Christie Brinkley, on her appearance at age 62 says “I’m doing the best I can.” Apparently it was so much easier to look beautiful when she was younger, especially by comparison when she was photographed next to her husband Billy Joel.
Christie Brinkley, on her appearance at age 62 says “I’m doing the best I can.” It’s just sad to see someone who used to be drop-dead gorgeous now having to get through life being only extremely beautiful.
Director Oliver Stone compared Pokemon Go to “totalitarianism.” No one even realized that when their children were holding out a stiff arm they were giving the Nazi salute to Pikachu.
Wonder Woman is getting her own postage stamp.

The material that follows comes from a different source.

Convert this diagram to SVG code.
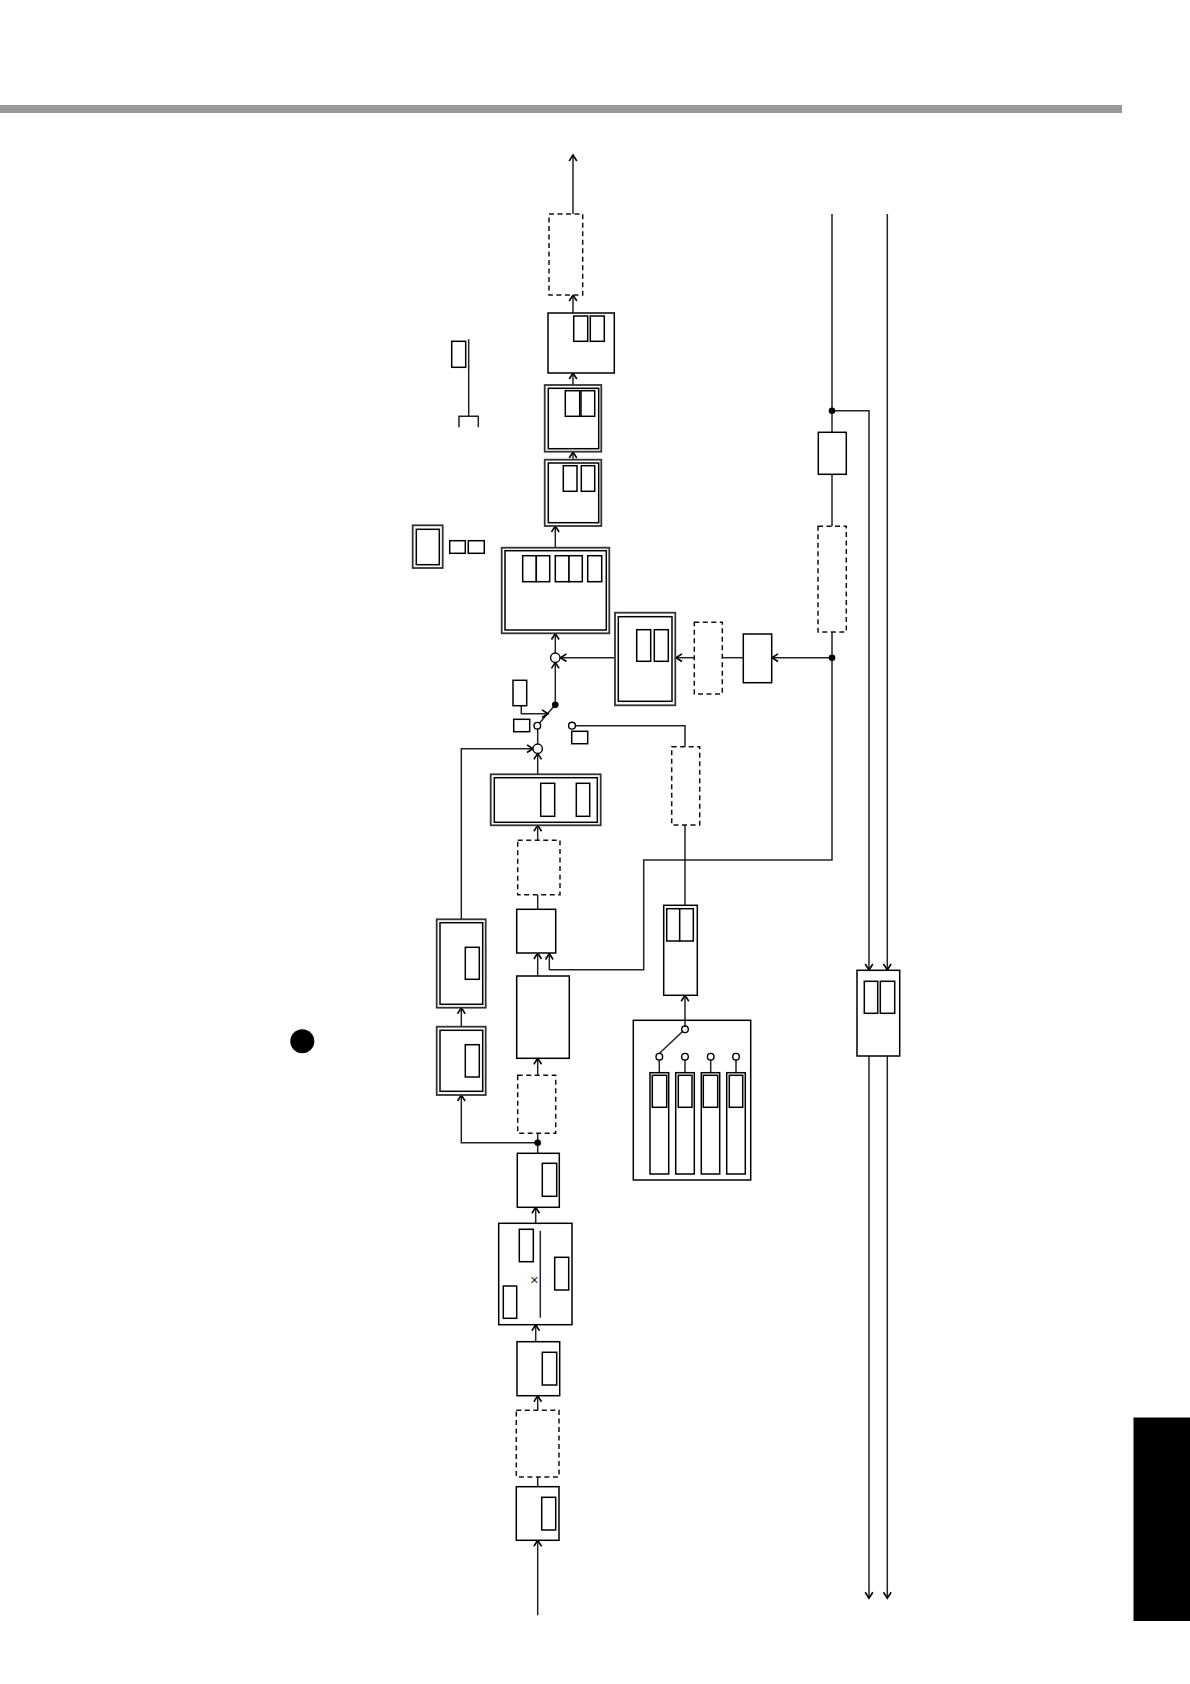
<svg xmlns="http://www.w3.org/2000/svg" width="1190" height="1684" viewBox="0 0 1190 1684">
<style>
.b{fill:#fff;stroke:#000;stroke-width:1.5}
.d{fill:#fff;stroke:#111;stroke-width:1.5;stroke-dasharray:5 3.5}
.o{fill:#fff;stroke:#333;stroke-width:1.8}
.c{fill:none;stroke:#222;stroke-width:1.5}
.a{fill:none;stroke:#222;stroke-width:1.5;marker-end:url(#ah)}
.dot{fill:#000}
.ring{fill:#fff;stroke:#000;stroke-width:1.4}
</style>
<defs>
<marker id="ah" markerUnits="userSpaceOnUse" markerWidth="12" markerHeight="12" refX="6.5" refY="6" orient="auto" overflow="visible">
<path d="M0.5,2.2 L6.5,6 L0.5,9.8" fill="none" stroke="#000" stroke-width="1.6"/>
</marker>
</defs>
<rect id="top-bar" x="0" y="105" width="1122" height="8" fill="#999"/>
<rect id="side-tab" x="1133.5" y="1417.5" width="56.5" height="203.5" fill="#000"/>
<circle id="bullet" cx="302.3" cy="1041.3" r="12" fill="#000"/>

<g id="connectors">
<path class="a" d="M573,214V155"/>
<path class="a" d="M573,313V295"/>
<path class="a" d="M573,385V373"/>
<path class="a" d="M573,460V452"/>
<path class="a" d="M555.3,548V526"/>
<path class="a" d="M555.3,658V633.5"/>
<path class="a" d="M615,657.7H560.5"/>
<path class="a" d="M694.5,657.7H676"/>
<path class="c" d="M743.5,657.7H722"/>
<path class="a" d="M832,657.7H772"/>
<path class="c" d="M832,214V860H643.7V969.7H549.3"/>
<path class="a" d="M549.3,970V953.5"/>
<path class="a" d="M832,410.7H869V970"/>
<path class="a" d="M869,1056V1598.3"/>
<path class="a" d="M887.3,214V970"/>
<path class="a" d="M887.3,1056V1598.3"/>
<path class="a" d="M555.3,704.7V662.4"/>
<path class="c" d="M555.3,704.7L539.5,723"/>
<path class="a" d="M521.3,705.7V713.7H548"/>
<path class="c" d="M575.5,725.7H685V746.7"/>
<path class="c" d="M685,825V905.3"/>
<path class="c" d="M537.7,744V729"/>
<path class="a" d="M461.3,919.3V748.7H533"/>
<path class="a" d="M537.7,774.3V753.4"/>
<path class="a" d="M537.7,840.3V825.3"/>
<path class="c" d="M537.7,894.7V909.3"/>
<path class="a" d="M537.7,976V953"/>
<path class="a" d="M537.7,1075.3V1058.3"/>
<path class="c" d="M537.7,1133.3V1153.3"/>
<path class="a" d="M537.7,1142.7H461.3V1095"/>
<path class="a" d="M461.3,1026.7V1007.7"/>
<path class="a" d="M685,1029.3V995.3"/>
<path class="a" d="M535.7,1223.3V1207.3"/>
<path class="a" d="M535.7,1341.7V1324.7"/>
<path class="a" d="M537.7,1410.3V1395.7"/>
<path class="c" d="M537.7,1477V1486.7"/>
<path class="a" d="M537.7,1615.3V1540.3"/>
<path class="c" d="M659.3,1053.5L682.5,1031.5"/>
<path class="c" d="M659.3,1060V1072.7M685,1060V1072.7M710.7,1060V1072.7M736,1060V1072.7"/>
<circle class="dot" cx="832" cy="657.7" r="3.3"/>
<circle class="dot" cx="832" cy="410.7" r="3.3"/>
<circle class="dot" cx="555.3" cy="704.7" r="3.3"/>
<circle class="dot" cx="537.7" cy="1142.7" r="3.3"/>
</g>

<g id="node-output-dashed"><rect class="d" x="549" y="214" width="33.7" height="81"/></g>
<g id="node-a"><rect class="b" x="548" y="313" width="66.3" height="60"/><rect class="b" x="573.7" y="316" width="14" height="25.3"/><rect class="b" x="590.3" y="316" width="14" height="25.3"/></g>
<g id="node-b"><rect class="o" x="544.7" y="385" width="56.6" height="66.7"/><rect class="b" x="548.3" y="388.3" width="50.4" height="60.4"/><rect class="b" x="565.3" y="390.7" width="14.4" height="25.6"/><rect class="b" x="581" y="390.7" width="13.7" height="25.6"/></g>
<g id="node-c"><rect class="o" x="544.7" y="459.7" width="56.6" height="66.3"/><rect class="b" x="548.3" y="463" width="50.4" height="59.7"/><rect class="b" x="563.3" y="465.7" width="13.7" height="25.6"/><rect class="b" x="581.3" y="465.7" width="13.4" height="25.6"/></g>
<g id="legend-line"><rect class="b" x="451.7" y="341.3" width="14" height="26"/><path class="c" d="M468.7,339.3V416.3M459,427.3V416.3H478.3V427.3"/></g>
<g id="legend-box"><rect class="o" x="412.7" y="525.3" width="30" height="42.7"/><rect class="b" x="416.3" y="529.3" width="23" height="35.4"/><rect class="b" x="449.7" y="540.7" width="15.6" height="12.6"/><rect class="b" x="468.3" y="540.7" width="16" height="12.6"/></g>
<g id="node-d"><rect class="o" x="501.7" y="547.7" width="107.6" height="85.6"/><rect class="b" x="505" y="550.7" width="101.3" height="79.3"/><rect class="b" x="522.7" y="555.7" width="13.6" height="26"/><rect class="b" x="536.3" y="555.7" width="13.4" height="26"/><rect class="b" x="555.3" y="555.7" width="13.7" height="26"/><rect class="b" x="569" y="555.7" width="13.3" height="26"/><rect class="b" x="587.7" y="555.7" width="14" height="26"/></g>
<g id="node-e"><rect class="o" x="615" y="612.7" width="60.3" height="92.6"/><rect class="b" x="618.3" y="616.7" width="53.7" height="84.6"/><rect class="b" x="636.7" y="629.7" width="14" height="31.6"/><rect class="b" x="654.3" y="629.7" width="14" height="31.6"/></g>
<g id="node-f-dashed"><rect class="d" x="694.3" y="622.3" width="28" height="71.7"/></g>
<g id="node-g"><rect class="b" x="743.3" y="634" width="28.4" height="48.7"/></g>
<g id="node-h-dashed"><rect class="d" x="818" y="526.3" width="28.3" height="105.7"/></g>
<g id="node-i"><rect class="b" x="818.3" y="432.3" width="28" height="42"/></g>
<g id="node-j"><rect class="b" x="857" y="970.3" width="42.7" height="85.7"/><rect class="b" x="864.3" y="981.3" width="13.4" height="32"/><rect class="b" x="880.3" y="981.3" width="14.4" height="32"/></g>
<g id="junction-upper"><circle class="ring" cx="555.3" cy="657.7" r="4.7"/></g>
<g id="junction-lower"><circle class="ring" cx="537.7" cy="748.7" r="4.7"/></g>
<g id="switch"><circle class="ring" cx="537.3" cy="725.7" r="3.3"/><circle class="ring" cx="572" cy="725.7" r="3.4"/><rect class="b" x="513" y="680.3" width="13.7" height="25.4"/><rect class="b" x="513.7" y="719.3" width="16" height="12.4"/><rect class="b" x="571.7" y="731.3" width="16" height="12.4"/></g>
<g id="node-k-dashed"><rect class="d" x="671.7" y="746.7" width="28" height="78.3"/></g>
<g id="node-l"><rect class="o" x="490.7" y="774.3" width="110" height="51"/><rect class="b" x="494.3" y="777.7" width="103" height="44.6"/><rect class="b" x="540.7" y="783.3" width="14" height="33"/><rect class="b" x="576.3" y="783.3" width="13.4" height="33"/></g>
<g id="node-m-dashed"><rect class="d" x="517.7" y="840.3" width="42.3" height="54.4"/></g>
<g id="node-n"><rect class="b" x="516.7" y="909.3" width="39" height="43.7"/></g>
<g id="node-o"><rect class="b" x="516.7" y="976" width="52.6" height="82.3"/></g>
<g id="node-p-dashed"><rect class="d" x="517.7" y="1075.3" width="38" height="58"/></g>
<g id="node-q"><rect class="o" x="436.7" y="919.3" width="49" height="88.4"/><rect class="b" x="440" y="922.7" width="42.7" height="81.6"/><rect class="b" x="465.3" y="947.3" width="14" height="32"/></g>
<g id="node-r"><rect class="o" x="436.7" y="1026.7" width="49" height="68.3"/><rect class="b" x="440" y="1030.3" width="42.7" height="61"/><rect class="b" x="465.3" y="1044.7" width="14" height="32.3"/></g>
<g id="node-s"><rect class="b" x="663.7" y="905.3" width="33.6" height="90"/><rect class="b" x="666.7" y="908.7" width="13" height="32.3"/><rect class="b" x="679.7" y="908.7" width="13.6" height="32.3"/></g>
<g id="node-selector"><rect fill="none" stroke="#000" stroke-width="1.5" x="633.3" y="1020.3" width="117.4" height="159.7"/>
<rect class="b" x="650" y="1072.7" width="18.7" height="101.3"/><rect class="b" x="675.7" y="1072.7" width="18.6" height="101.3"/><rect class="b" x="701.3" y="1072.7" width="18.4" height="101.3"/><rect class="b" x="726.7" y="1072.7" width="18.6" height="101.3"/>
<rect class="b" x="652.3" y="1075.3" width="14.4" height="32"/><rect class="b" x="678.3" y="1075.3" width="13.7" height="32"/><rect class="b" x="703.3" y="1075.3" width="14.4" height="32"/><rect class="b" x="729.3" y="1075.3" width="13.4" height="32"/>
<circle class="ring" cx="685" cy="1029.3" r="3.3"/><circle class="ring" cx="659.3" cy="1056.7" r="3.3"/><circle class="ring" cx="685" cy="1056.7" r="3.3"/><circle class="ring" cx="710.7" cy="1056.7" r="3.3"/><circle class="ring" cx="736" cy="1056.7" r="3.3"/></g>
<g id="node-t"><rect class="b" x="517.3" y="1153.3" width="42" height="54"/><rect class="b" x="542.3" y="1163.3" width="14.4" height="33"/></g>
<g id="node-u"><rect class="b" x="498.7" y="1223.3" width="73.3" height="101.4"/><rect class="b" x="519.3" y="1229.3" width="14" height="32.4"/><rect class="b" x="554.7" y="1257.3" width="14" height="32.7"/><rect class="b" x="503.3" y="1286" width="13.4" height="32.3"/><path class="c" d="M540.3,1231V1317.7"/><text x="534.3" y="1285" font-family="'Liberation Sans',sans-serif" font-size="14" text-anchor="middle" fill="#222">×</text></g>
<g id="node-v"><rect class="b" x="517" y="1341.7" width="42.7" height="54"/><rect class="b" x="542.3" y="1352.3" width="14.4" height="32.7"/></g>
<g id="node-w-dashed"><rect class="d" x="516.3" y="1410.3" width="42.7" height="66.7"/></g>
<g id="node-x"><rect class="b" x="516.3" y="1486.7" width="42.7" height="53.6"/><rect class="b" x="541.7" y="1497.3" width="14" height="32.7"/></g>
</svg>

The Post Office wanted to feature a female super hero and decided it would be better judgment to exclude their other option of using former Saturday morning TV show heroine “Isis.”
Wonder Woman is getting her own postage stamp. Mostly because Postal customers identify with Wonder Woman when they go to the mail box and wonder what happened to all their deliveries.
Ringo Starr says he wants to perform with Paul McCartney again. The only problem is that at age 76 he is no longer known on stage as one of the boys from Liverpool as much as one of the old men with liver spots.
Roger Goodell has reportedly hired image consultant Joe Lockhart who worked with Bill Clinton after his impeachment. Although Goodell has questioned Lockhart’s first suggestion of getting back in the public eye going on a dinner date with Monica Lewinsky.
Roger Goodell has reportedly hired image consultant Joe Lockhart who worked with Bill Clinton after his impeachment. Apparently Goodell has felt down after battling Tom Brady, almost like his image has somehow had the air let right out of it.
Basketball players at George Washington University say they were verbally abused by their coach. Or as verbal abuse is called by Bobby Knight, vocal warmups.
Basketball players at George Washington University say they were verbally abused by their coach. While coach Mike Lonergan says he may have been a bit harsh with the players, at his time with George Washington at least he never told a lie.
An ancient Roman soldier wearing an ornate belt was discovered in a UK grave. To which fans of the WWE assumed that wearing a decorative belt means that he must have been a former champ who was buried by The Undertaker.
Donald Trump accepted his nomination with a speech at the GOP convention Thursday night. Or as long time Republicans are referring to the time between now and the November election, “The Hangover Part IV.”
Donald Trump accepted his nomination with a speech at the GOP convention Thursday night. Not to say he was long winded, but people in the audience were referring to the length of his speech when they began yelling “Four more years!”
A heat wave in the central and eastern U.S. will bring triple digit heat through the weekend. Fortunately, the source of the inferno ended when Donald Trump finally wrapped up his acceptance speech and closed down the GOP convention.
That’s it for now, Oh Faithful Readers! The GOP convention sadly ended, taking with it most of my material over the past week. It also pretty much took with it any chance of the Republicans getting back into the White House over the next three decades. Even the Clintons were saying “Have you ever seen so much squabbling under the same roof?” The good news is the material will be free flowing again next week when the Democrats try to see if they can actually get along with each other for four straight days. Too bad our politicians can’t be as close as we are, especially when you let me know how you feel by remembering to always send the love!